_WRITTEN PROBLEM_. In the listing below, locate the lines that hold the string "this". Copy those lines.

_MATERIAL SUPPLIED_.
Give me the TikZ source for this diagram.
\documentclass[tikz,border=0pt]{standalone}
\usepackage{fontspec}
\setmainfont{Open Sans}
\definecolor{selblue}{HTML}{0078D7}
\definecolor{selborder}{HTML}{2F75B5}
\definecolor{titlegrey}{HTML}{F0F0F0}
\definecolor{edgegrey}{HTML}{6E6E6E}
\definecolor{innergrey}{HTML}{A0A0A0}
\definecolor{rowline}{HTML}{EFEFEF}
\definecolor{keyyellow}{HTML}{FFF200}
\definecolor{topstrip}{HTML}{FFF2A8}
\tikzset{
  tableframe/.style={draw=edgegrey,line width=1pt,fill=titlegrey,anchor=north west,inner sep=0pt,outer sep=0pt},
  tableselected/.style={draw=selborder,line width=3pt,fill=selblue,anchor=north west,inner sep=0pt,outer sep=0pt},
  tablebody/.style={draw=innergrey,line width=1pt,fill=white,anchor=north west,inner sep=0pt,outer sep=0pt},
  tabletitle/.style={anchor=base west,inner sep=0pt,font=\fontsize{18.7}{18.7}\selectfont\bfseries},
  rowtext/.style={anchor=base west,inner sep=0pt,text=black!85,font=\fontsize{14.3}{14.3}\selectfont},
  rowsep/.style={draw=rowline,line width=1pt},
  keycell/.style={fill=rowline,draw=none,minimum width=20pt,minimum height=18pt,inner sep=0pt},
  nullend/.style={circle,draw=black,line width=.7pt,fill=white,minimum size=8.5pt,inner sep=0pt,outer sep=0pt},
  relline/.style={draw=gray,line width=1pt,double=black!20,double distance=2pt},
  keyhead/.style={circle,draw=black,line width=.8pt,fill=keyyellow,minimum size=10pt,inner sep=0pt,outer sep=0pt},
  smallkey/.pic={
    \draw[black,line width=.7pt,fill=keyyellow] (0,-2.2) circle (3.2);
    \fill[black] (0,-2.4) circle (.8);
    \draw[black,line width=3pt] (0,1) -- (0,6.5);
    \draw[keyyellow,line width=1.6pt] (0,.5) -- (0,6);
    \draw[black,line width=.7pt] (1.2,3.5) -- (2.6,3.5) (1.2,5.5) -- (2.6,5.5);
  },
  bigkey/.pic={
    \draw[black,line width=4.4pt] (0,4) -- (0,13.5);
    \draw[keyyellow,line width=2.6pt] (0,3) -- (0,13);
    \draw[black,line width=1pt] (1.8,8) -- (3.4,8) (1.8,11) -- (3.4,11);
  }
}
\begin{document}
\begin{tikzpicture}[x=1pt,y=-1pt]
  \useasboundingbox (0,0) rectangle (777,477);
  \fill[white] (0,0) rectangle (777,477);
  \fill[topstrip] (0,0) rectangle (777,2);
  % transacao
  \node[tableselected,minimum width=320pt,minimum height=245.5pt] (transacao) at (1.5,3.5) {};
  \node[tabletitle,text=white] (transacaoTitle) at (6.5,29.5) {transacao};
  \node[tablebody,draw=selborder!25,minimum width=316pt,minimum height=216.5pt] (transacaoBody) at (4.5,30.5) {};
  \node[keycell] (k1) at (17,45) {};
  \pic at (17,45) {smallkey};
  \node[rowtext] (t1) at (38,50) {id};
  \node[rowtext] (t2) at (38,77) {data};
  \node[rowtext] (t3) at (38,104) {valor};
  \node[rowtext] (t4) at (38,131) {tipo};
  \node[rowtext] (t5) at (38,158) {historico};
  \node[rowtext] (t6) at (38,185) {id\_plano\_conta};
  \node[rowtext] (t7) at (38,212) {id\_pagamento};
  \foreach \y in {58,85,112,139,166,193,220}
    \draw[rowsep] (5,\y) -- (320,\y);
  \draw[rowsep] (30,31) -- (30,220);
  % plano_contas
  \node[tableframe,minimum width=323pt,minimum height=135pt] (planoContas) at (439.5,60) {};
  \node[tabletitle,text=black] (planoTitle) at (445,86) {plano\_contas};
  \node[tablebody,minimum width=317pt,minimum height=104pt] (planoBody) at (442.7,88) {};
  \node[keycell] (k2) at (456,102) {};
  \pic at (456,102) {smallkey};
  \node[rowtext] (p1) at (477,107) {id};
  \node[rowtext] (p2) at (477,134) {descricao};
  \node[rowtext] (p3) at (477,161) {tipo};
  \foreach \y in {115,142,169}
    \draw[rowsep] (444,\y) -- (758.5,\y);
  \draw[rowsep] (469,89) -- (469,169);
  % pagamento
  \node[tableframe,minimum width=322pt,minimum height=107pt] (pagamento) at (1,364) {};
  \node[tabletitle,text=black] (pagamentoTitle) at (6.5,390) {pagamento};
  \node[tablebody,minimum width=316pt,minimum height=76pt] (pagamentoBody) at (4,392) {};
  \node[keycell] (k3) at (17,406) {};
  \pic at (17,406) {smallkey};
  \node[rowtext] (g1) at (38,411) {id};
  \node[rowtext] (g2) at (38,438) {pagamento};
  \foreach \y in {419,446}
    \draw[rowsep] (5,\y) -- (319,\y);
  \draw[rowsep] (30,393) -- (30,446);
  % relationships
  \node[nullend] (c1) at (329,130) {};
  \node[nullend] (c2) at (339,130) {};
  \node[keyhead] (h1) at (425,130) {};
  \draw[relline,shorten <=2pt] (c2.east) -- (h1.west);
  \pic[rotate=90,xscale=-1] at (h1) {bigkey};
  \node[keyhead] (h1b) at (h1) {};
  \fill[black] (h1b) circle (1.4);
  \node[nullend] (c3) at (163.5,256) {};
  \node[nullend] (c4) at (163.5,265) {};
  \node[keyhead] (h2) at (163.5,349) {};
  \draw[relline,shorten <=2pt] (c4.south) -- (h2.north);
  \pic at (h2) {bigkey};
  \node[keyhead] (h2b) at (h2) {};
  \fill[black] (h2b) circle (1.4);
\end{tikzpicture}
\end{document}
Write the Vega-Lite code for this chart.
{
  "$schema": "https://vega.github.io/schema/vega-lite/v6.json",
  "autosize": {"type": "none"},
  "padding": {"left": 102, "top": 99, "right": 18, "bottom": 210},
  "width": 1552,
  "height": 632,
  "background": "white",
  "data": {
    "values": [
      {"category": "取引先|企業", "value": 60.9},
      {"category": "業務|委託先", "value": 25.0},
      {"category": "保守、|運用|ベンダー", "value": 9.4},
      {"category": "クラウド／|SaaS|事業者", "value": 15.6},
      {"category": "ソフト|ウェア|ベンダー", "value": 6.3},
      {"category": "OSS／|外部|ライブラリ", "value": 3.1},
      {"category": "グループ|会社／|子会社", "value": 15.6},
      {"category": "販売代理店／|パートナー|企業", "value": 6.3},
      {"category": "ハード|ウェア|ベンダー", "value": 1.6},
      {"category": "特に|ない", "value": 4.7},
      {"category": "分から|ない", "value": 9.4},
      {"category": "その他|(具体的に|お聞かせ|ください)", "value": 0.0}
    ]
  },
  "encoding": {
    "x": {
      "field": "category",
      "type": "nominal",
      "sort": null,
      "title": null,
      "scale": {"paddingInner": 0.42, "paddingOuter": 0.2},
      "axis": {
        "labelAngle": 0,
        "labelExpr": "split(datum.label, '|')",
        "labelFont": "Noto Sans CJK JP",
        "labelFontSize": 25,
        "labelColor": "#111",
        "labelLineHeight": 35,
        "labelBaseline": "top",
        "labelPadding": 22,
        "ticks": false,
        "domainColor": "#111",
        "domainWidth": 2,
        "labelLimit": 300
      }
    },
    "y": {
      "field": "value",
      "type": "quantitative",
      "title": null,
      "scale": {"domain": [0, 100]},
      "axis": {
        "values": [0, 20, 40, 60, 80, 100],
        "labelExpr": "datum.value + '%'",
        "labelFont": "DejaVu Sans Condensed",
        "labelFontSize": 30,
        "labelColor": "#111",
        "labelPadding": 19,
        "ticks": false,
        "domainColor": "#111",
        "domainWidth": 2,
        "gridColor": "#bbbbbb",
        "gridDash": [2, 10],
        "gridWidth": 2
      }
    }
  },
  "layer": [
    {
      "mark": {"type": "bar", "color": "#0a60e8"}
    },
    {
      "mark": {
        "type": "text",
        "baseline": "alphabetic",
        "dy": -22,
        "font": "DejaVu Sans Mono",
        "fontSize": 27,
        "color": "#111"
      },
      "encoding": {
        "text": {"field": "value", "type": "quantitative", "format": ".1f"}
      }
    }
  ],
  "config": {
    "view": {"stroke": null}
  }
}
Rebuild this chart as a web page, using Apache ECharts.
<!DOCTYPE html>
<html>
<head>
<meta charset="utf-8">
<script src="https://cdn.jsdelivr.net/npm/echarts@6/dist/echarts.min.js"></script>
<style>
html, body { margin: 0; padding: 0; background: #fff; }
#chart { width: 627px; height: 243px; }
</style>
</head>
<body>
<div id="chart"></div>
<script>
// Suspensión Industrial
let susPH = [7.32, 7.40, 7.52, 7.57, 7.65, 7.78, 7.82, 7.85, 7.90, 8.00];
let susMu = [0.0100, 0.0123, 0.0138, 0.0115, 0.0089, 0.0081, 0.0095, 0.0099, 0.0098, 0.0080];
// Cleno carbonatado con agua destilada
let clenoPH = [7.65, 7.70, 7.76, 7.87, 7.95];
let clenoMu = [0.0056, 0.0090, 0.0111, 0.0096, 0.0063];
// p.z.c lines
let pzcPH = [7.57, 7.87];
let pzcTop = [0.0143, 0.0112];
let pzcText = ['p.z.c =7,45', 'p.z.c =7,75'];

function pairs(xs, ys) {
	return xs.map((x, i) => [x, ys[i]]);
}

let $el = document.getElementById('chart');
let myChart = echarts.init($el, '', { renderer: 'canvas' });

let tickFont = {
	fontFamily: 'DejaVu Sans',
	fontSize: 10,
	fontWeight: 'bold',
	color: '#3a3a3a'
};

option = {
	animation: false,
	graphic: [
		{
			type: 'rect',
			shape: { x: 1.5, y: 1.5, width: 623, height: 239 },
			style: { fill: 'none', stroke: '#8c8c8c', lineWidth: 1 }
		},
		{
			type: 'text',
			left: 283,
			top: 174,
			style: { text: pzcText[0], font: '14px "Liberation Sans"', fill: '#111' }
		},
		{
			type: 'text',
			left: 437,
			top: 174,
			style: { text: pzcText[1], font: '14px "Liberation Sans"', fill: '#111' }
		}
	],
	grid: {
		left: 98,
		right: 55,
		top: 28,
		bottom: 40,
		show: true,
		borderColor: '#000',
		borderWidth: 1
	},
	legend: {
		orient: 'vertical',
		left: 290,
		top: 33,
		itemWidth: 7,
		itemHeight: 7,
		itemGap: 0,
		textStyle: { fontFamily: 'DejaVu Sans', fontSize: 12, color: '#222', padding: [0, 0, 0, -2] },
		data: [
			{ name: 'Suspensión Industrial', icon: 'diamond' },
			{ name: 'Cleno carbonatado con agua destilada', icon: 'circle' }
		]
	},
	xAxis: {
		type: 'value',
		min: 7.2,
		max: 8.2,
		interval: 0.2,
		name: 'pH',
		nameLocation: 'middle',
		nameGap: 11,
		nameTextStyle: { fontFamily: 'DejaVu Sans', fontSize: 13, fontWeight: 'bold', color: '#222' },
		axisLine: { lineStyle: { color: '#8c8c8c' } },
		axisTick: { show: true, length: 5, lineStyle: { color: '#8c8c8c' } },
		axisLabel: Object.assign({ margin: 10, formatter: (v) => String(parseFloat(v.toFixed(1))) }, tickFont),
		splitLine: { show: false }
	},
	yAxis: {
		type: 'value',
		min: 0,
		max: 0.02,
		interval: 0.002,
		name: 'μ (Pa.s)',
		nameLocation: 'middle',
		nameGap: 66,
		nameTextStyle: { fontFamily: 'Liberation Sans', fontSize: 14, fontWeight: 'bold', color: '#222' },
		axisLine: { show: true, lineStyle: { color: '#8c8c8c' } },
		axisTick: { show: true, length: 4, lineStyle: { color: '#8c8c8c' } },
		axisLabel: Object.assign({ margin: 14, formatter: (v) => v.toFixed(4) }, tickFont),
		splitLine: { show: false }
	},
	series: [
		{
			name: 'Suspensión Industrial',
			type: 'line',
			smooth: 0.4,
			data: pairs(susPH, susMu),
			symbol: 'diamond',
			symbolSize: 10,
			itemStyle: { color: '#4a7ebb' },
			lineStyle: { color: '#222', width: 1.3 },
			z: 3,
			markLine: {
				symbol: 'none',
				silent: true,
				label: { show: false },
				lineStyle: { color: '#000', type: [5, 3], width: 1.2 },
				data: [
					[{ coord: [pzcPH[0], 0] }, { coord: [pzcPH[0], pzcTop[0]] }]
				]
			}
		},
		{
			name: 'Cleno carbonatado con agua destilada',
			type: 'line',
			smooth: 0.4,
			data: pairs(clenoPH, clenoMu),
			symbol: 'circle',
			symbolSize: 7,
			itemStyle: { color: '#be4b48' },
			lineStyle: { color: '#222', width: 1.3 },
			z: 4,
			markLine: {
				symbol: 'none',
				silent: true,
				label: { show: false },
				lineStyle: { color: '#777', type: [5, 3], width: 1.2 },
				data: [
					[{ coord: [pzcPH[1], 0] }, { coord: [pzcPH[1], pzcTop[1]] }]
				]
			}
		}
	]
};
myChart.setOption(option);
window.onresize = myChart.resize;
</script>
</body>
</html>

_TASK OUTPUT_.
Give me the TikZ source for this diagram.
Write the Vega-Lite code for this chart.
Rebuild this chart as a web page, using Apache ECharts.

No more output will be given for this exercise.